If a class supports hash(), repr() is always immutable?

I know that, if a class implements __hash__, it’s not mandatory that the instances are immutable. A mutable object can calculate the hash from its immutable properties. The classical example is an iterator.

If so, __repr__() can return another result if the internal state changes, or it’s not considered a good practice to do so?

I’m asking this because I’m implementing with the Python C API a builtin frozendict. I already implemented it in pure Py, but obviously is more slow than dict for some operations.

Since it’s immutable, I thought I can cache its repr when it’s hashable, that it means that all its values are hashable. But what if one of its values changes?

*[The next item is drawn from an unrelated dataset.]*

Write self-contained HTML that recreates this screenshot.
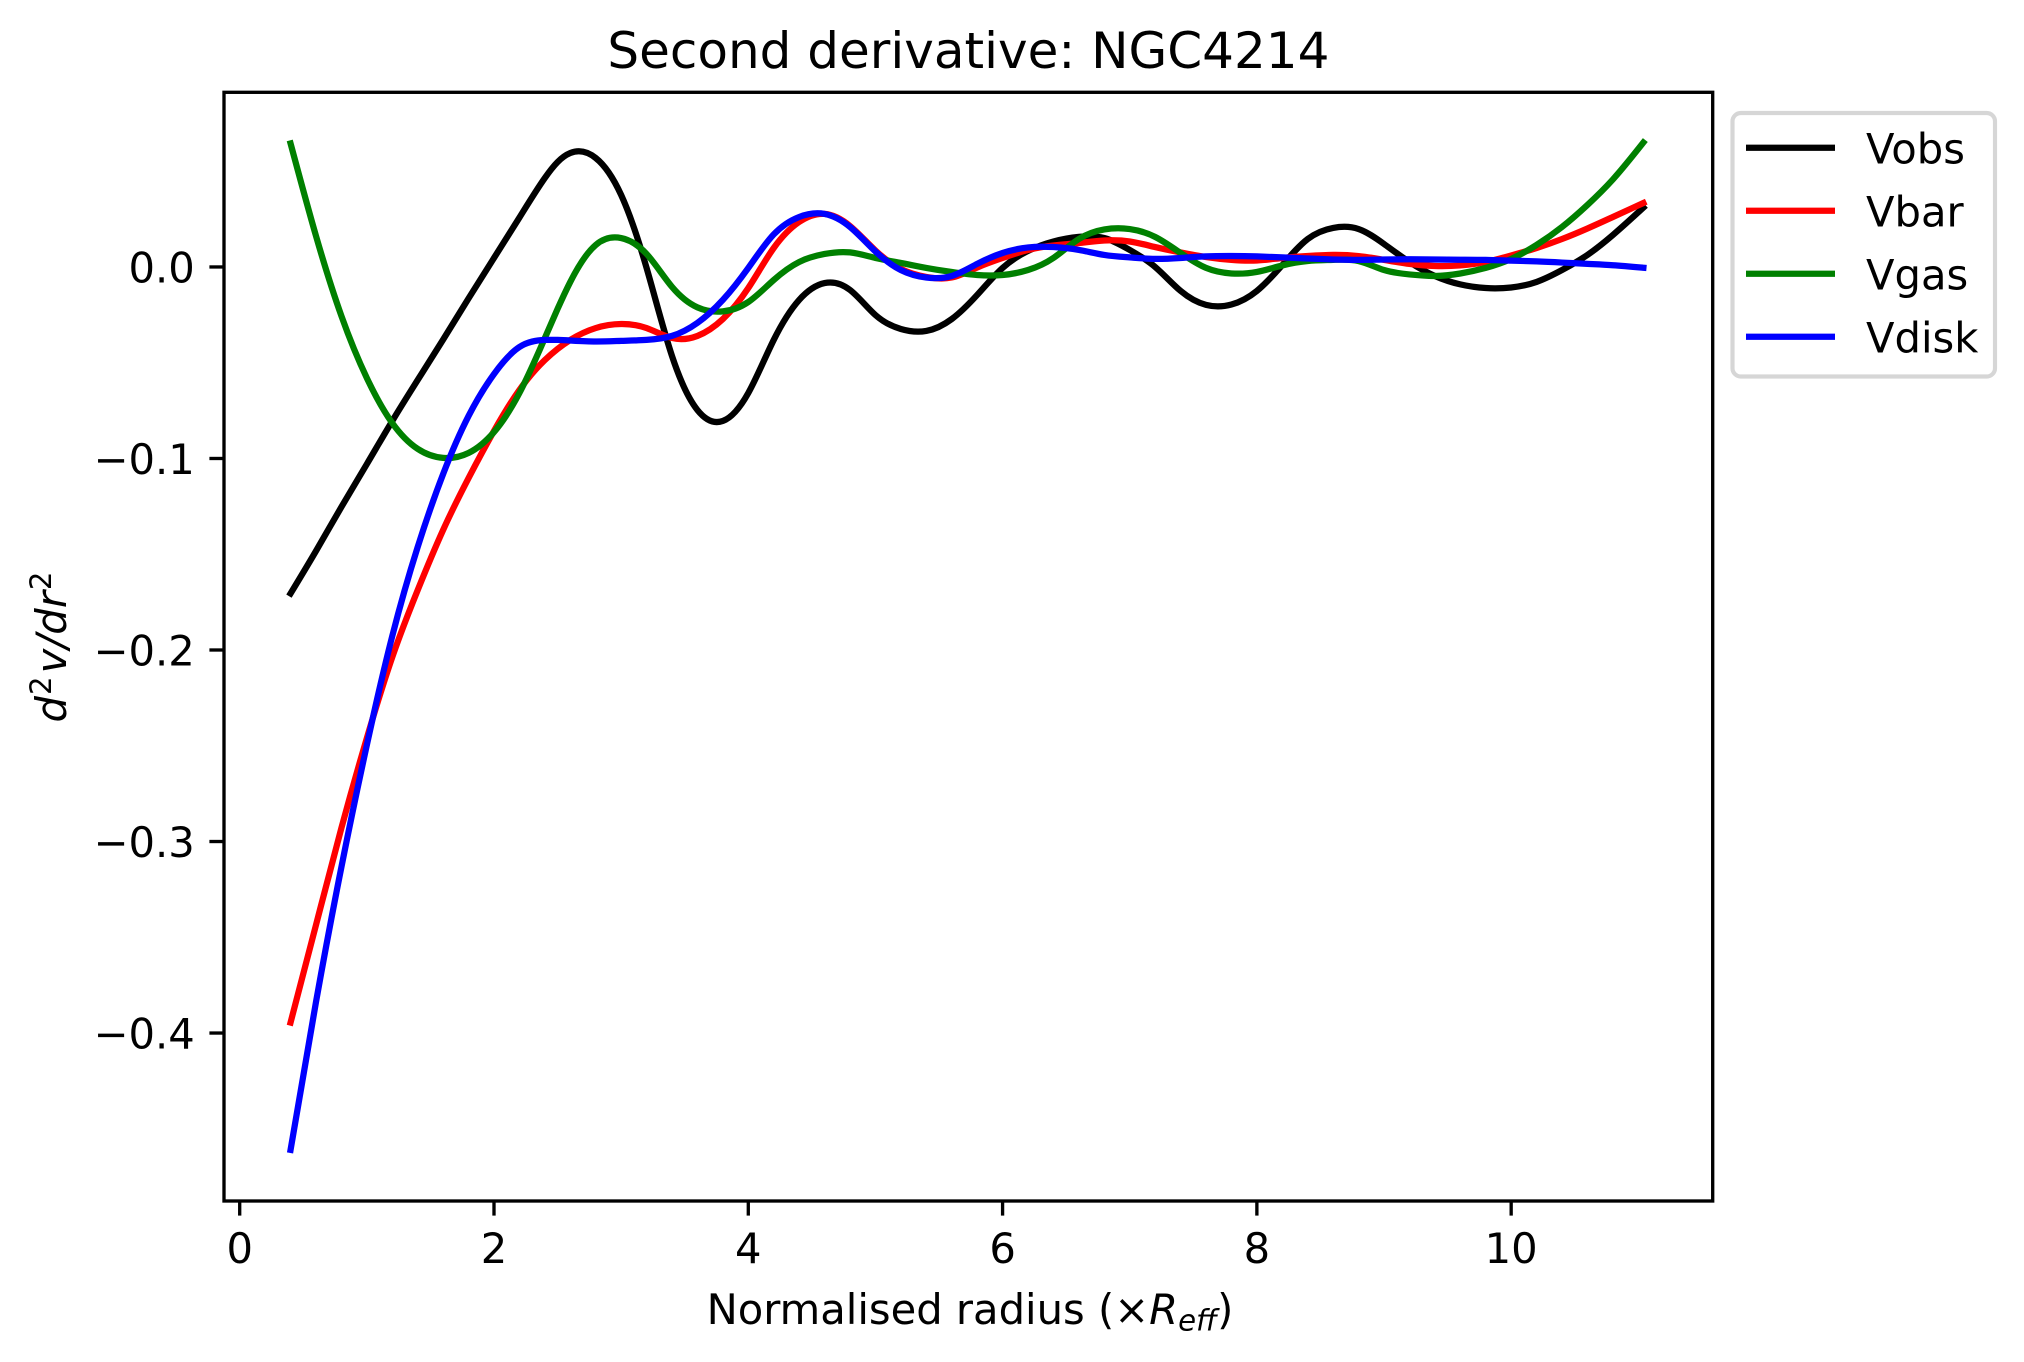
<!DOCTYPE html>
<html lang="en">
<head>
<meta charset="utf-8">
<title>Second derivative: NGC4214</title>
<style>
  html, body { margin: 0; padding: 0; background: #ffffff; }
  svg { display: block; font-family: "DejaVu Sans", "Liberation Sans", sans-serif; fill: #000; }
  text { white-space: pre; }
</style>
</head>
<body>
<svg id="chart" xmlns="http://www.w3.org/2000/svg" width="2024" height="1362" viewBox="0 0 2024 1362">
  <rect x="0" y="0" width="2024" height="1362" fill="#ffffff"/>
  <g id="series-layer"></g>
  <rect x="224" y="92.3" width="1488.7" height="1108.7" fill="none" stroke="#000" stroke-width="3.33"/>
  <g id="tick-layer"></g>

  <text x="968.4" y="68" font-size="50" text-anchor="middle">Second derivative: NGC4214</text>
  <text x="970" y="1324" font-size="41.67" text-anchor="middle">Normalised radius (×<tspan font-style="italic">R</tspan><tspan font-style="italic" font-size="29.2" dy="6.5">eff</tspan><tspan dy="-6.5">)</tspan></text>
  <text transform="translate(66 647) rotate(-90)" font-size="41.67" text-anchor="middle"><tspan font-style="italic">d</tspan><tspan font-size="29.2" dx="1" dy="-15">2</tspan><tspan font-style="italic" dx="3" dy="15">v/dr</tspan><tspan font-size="29.2" dx="1" dy="-15">2</tspan></text>

  <g>
    <rect x="1732.5" y="113" width="262.5" height="263.5" rx="8.3" ry="8.3" fill="#ffffff" stroke="#d6d6d6" stroke-width="4.17"/>
    <g>
      <line x1="1746" y1="147.7" x2="1835" y2="147.7" stroke="#000000" stroke-width="6.25"/>
      <text x="1866" y="163.3" font-size="41.67">Vobs</text>
    </g>
    <g>
      <line x1="1746" y1="210.7" x2="1835" y2="210.7" stroke="#ff0000" stroke-width="6.25"/>
      <text x="1866" y="226.3" font-size="41.67">Vbar</text>
    </g>
    <g>
      <line x1="1746" y1="273.7" x2="1835" y2="273.7" stroke="#008000" stroke-width="6.25"/>
      <text x="1866" y="289.3" font-size="41.67">Vgas</text>
    </g>
    <g>
      <line x1="1746" y1="336.7" x2="1835" y2="336.7" stroke="#0000ff" stroke-width="6.25"/>
      <text x="1866" y="352.3" font-size="41.67">Vdisk</text>
    </g>
  </g>
</svg>

<script>
const radius = [0.4,0.6,0.8,1.0,1.2,1.4,1.6,1.8,2.0,2.2,2.4,2.5,2.6,2.8,3.0,3.2,3.4,3.6,3.8,4.0,4.2,4.4,4.6,4.8,5.0,5.2,5.4,5.6,5.8,6.0,6.2,6.4,6.6,6.8,7.0,7.2,7.4,7.6,7.8,8.0,8.2,8.4,8.6,8.8,9.0,9.2,9.4,9.6,9.8,10.0,10.2,10.4,10.6,10.8,11.04];

const vobs = [-0.1705,-0.1483,-0.1253,-0.1029,-0.0804,-0.0590,-0.0379,-0.0164,0.0047,0.0258,0.0465,0.0548,0.0595,0.0569,0.0376,-0.0005,-0.0465,-0.0747,-0.0804,-0.0658,-0.0381,-0.0172,-0.0084,-0.0120,-0.0251,-0.0324,-0.0334,-0.0272,-0.0146,-0.0005,0.0084,0.0133,0.0157,0.0151,0.0089,0.0000,-0.0125,-0.0198,-0.0196,-0.0125,0.0010,0.0146,0.0204,0.0198,0.0120,0.0026,-0.0047,-0.0091,-0.0110,-0.0107,-0.0078,-0.0016,0.0063,0.0167,0.0310];

const vbar = [-0.3945,-0.3436,-0.2929,-0.2460,-0.2037,-0.1687,-0.1373,-0.1102,-0.0856,-0.0642,-0.0486,-0.0428,-0.0381,-0.0319,-0.0298,-0.0319,-0.0371,-0.0360,-0.0272,-0.0110,0.0099,0.0235,0.0277,0.0214,0.0086,-0.0010,-0.0052,-0.0055,-0.0003,0.0047,0.0089,0.0112,0.0125,0.0138,0.0133,0.0104,0.0076,0.0052,0.0037,0.0034,0.0047,0.0057,0.0063,0.0057,0.0037,0.0016,0.0005,0.0008,0.0026,0.0060,0.0099,0.0146,0.0201,0.0261,0.0334];

const vgas = [0.0645,0.0162,-0.0256,-0.0580,-0.0815,-0.0950,-0.0997,-0.0971,-0.0862,-0.0658,-0.0371,-0.0219,-0.0078,0.0115,0.0151,0.0068,-0.0104,-0.0211,-0.0232,-0.0183,-0.0068,0.0026,0.0068,0.0076,0.0047,0.0021,-0.0005,-0.0026,-0.0042,-0.0042,-0.0016,0.0047,0.0146,0.0196,0.0198,0.0157,0.0073,-0.0005,-0.0034,-0.0026,0.0008,0.0031,0.0037,0.0031,-0.0016,-0.0039,-0.0047,-0.0034,-0.0005,0.0042,0.0115,0.0209,0.0324,0.0457,0.0650];

const vdisk = [-0.4610,-0.3838,-0.3133,-0.2496,-0.1927,-0.1462,-0.1081,-0.0778,-0.0559,-0.0418,-0.0381,-0.0381,-0.0384,-0.0389,-0.0386,-0.0381,-0.0360,-0.0292,-0.0172,-0.0005,0.0170,0.0261,0.0277,0.0209,0.0081,-0.0016,-0.0055,-0.0047,0.0016,0.0073,0.0102,0.0104,0.0089,0.0063,0.0050,0.0042,0.0047,0.0055,0.0057,0.0055,0.0050,0.0044,0.0039,0.0037,0.0039,0.0040,0.0039,0.0038,0.0037,0.0033,0.0029,0.0023,0.0016,0.0009,-0.0004];

const xTicks = [0, 2, 4, 6, 8, 10];
const xTickLabels = ["0", "2", "4", "6", "8", "10"];
const yTicks = [0.0, -0.1, -0.2, -0.3, -0.4];
const yTickLabels = ["0.0", "\u22120.1", "\u22120.2", "\u22120.3", "\u22120.4"];

const NS = "http://www.w3.org/2000/svg";
const plot = { left: 224, right: 1712.7, top: 92.3, bottom: 1201 };
const xLim = [-0.1235, 11.585];
const yLim = [-0.4877, 0.0912];

function xScale(v) {
  return plot.left + (v - xLim[0]) / (xLim[1] - xLim[0]) * (plot.right - plot.left);
}
function yScale(v) {
  return plot.bottom - (v - yLim[0]) / (yLim[1] - yLim[0]) * (plot.bottom - plot.top);
}

// Natural cubic spline through the data points, emitted as exact Bezier segments.
function smoothPath(xs, ys) {
  const px = xs.map(xScale);
  const py = ys.map(yScale);
  const n = px.length;
  const h = [];
  for (let i = 0; i < n - 1; i++) h.push(px[i + 1] - px[i]);
  const c = new Array(n).fill(0);
  const r = new Array(n).fill(0);
  for (let i = 1; i < n - 1; i++) {
    const rhs = 6 * ((py[i + 1] - py[i]) / h[i] - (py[i] - py[i - 1]) / h[i - 1]);
    const m = 2 * (h[i - 1] + h[i]) - h[i - 1] * c[i - 1];
    c[i] = h[i] / m;
    r[i] = (rhs - h[i - 1] * r[i - 1]) / m;
  }
  const M = new Array(n).fill(0);
  for (let i = n - 2; i >= 1; i--) M[i] = r[i] - c[i] * M[i + 1];
  let d = "M" + px[0].toFixed(2) + " " + py[0].toFixed(2);
  for (let i = 0; i < n - 1; i++) {
    const s = (py[i + 1] - py[i]) / h[i];
    const m0 = s - h[i] * (2 * M[i] + M[i + 1]) / 6;
    const m1 = s + h[i] * (M[i] + 2 * M[i + 1]) / 6;
    const t = h[i] / 3;
    d += " C" + (px[i] + t).toFixed(2) + " " + (py[i] + m0 * t).toFixed(2) +
         " " + (px[i + 1] - t).toFixed(2) + " " + (py[i + 1] - m1 * t).toFixed(2) +
         " " + px[i + 1].toFixed(2) + " " + py[i + 1].toFixed(2);
  }
  return d;
}

const seriesLayer = document.getElementById("series-layer");
const tickLayer = document.getElementById("tick-layer");

function drawSeries(values, color, name) {
  const path = document.createElementNS(NS, "path");
  path.setAttribute("d", smoothPath(radius, values));
  path.setAttribute("fill", "none");
  path.setAttribute("stroke", color);
  path.setAttribute("stroke-width", "6.25");
  path.setAttribute("stroke-linecap", "square");
  path.setAttribute("stroke-linejoin", "round");
  
  
  seriesLayer.appendChild(path);
}

drawSeries(vobs, "#000000", "series-vobs");
drawSeries(vbar, "#ff0000", "series-vbar");
drawSeries(vgas, "#008000", "series-vgas");
drawSeries(vdisk, "#0000ff", "series-vdisk");

xTicks.forEach(function (t, i) {
  const x = xScale(t);
  const mark = document.createElementNS(NS, "line");
  mark.setAttribute("x1", x);
  mark.setAttribute("x2", x);
  mark.setAttribute("y1", plot.bottom);
  mark.setAttribute("y2", plot.bottom + 14.6);
  mark.setAttribute("stroke", "#000");
  mark.setAttribute("stroke-width", "3.33");
  
  
  tickLayer.appendChild(mark);

  const label = document.createElementNS(NS, "text");
  label.setAttribute("x", x);
  label.setAttribute("y", plot.bottom + 62);
  label.setAttribute("font-size", "41.67");
  label.setAttribute("text-anchor", "middle");
  
  
  label.textContent = xTickLabels[i];
  tickLayer.appendChild(label);
});

yTicks.forEach(function (t, i) {
  const y = yScale(t);
  const mark = document.createElementNS(NS, "line");
  mark.setAttribute("x1", plot.left - 14.6);
  mark.setAttribute("x2", plot.left);
  mark.setAttribute("y1", y);
  mark.setAttribute("y2", y);
  mark.setAttribute("stroke", "#000");
  mark.setAttribute("stroke-width", "3.33");
  
  
  tickLayer.appendChild(mark);

  const label = document.createElementNS(NS, "text");
  label.setAttribute("x", plot.left - 29.2);
  label.setAttribute("y", y + 15.7);
  label.setAttribute("font-size", "41.67");
  label.setAttribute("text-anchor", "end");
  
  
  label.textContent = yTickLabels[i];
  tickLayer.appendChild(label);
});
</script>
</body>
</html>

Alternatively, there’s not a generic way to check if a mutable object changed its version? For example, dict has a ma_version_tag integer property that increments itself when the dictionary changes.

Why do you want to cache __repr__? repr’s job is to help humans understand and debug, so I’d think reliability is extremely important and speed hardly matters at all…

1 Like

Well, that’s why I’ve done the question above: because I want that repr will be reliable. And if it’s also fast, well, it’s better :smiley:

See what tuple does when one of elements are mutable:

> t = ([], None)
> hash(t)
Traceback (most recent call last):
  File "<stdin>", line 1, in <module>
TypeError: unhashable type: 'list'

And the repr:

> repr(t)
'([], None)'
> t[0].append(999)
> repr(t)
'([999], None)'

Well, indeed list is not hashable. And I asked:

  1. if it is reasonable to expect that a mutable and hashable object have an immutable repr anyway
  2. if there’s a generic way to get the version of a mutable object. For dict is ma_version_tag

That’s between you and your code. The language takes no position on this.

No.

That’s between you and your code. The language takes no position on this.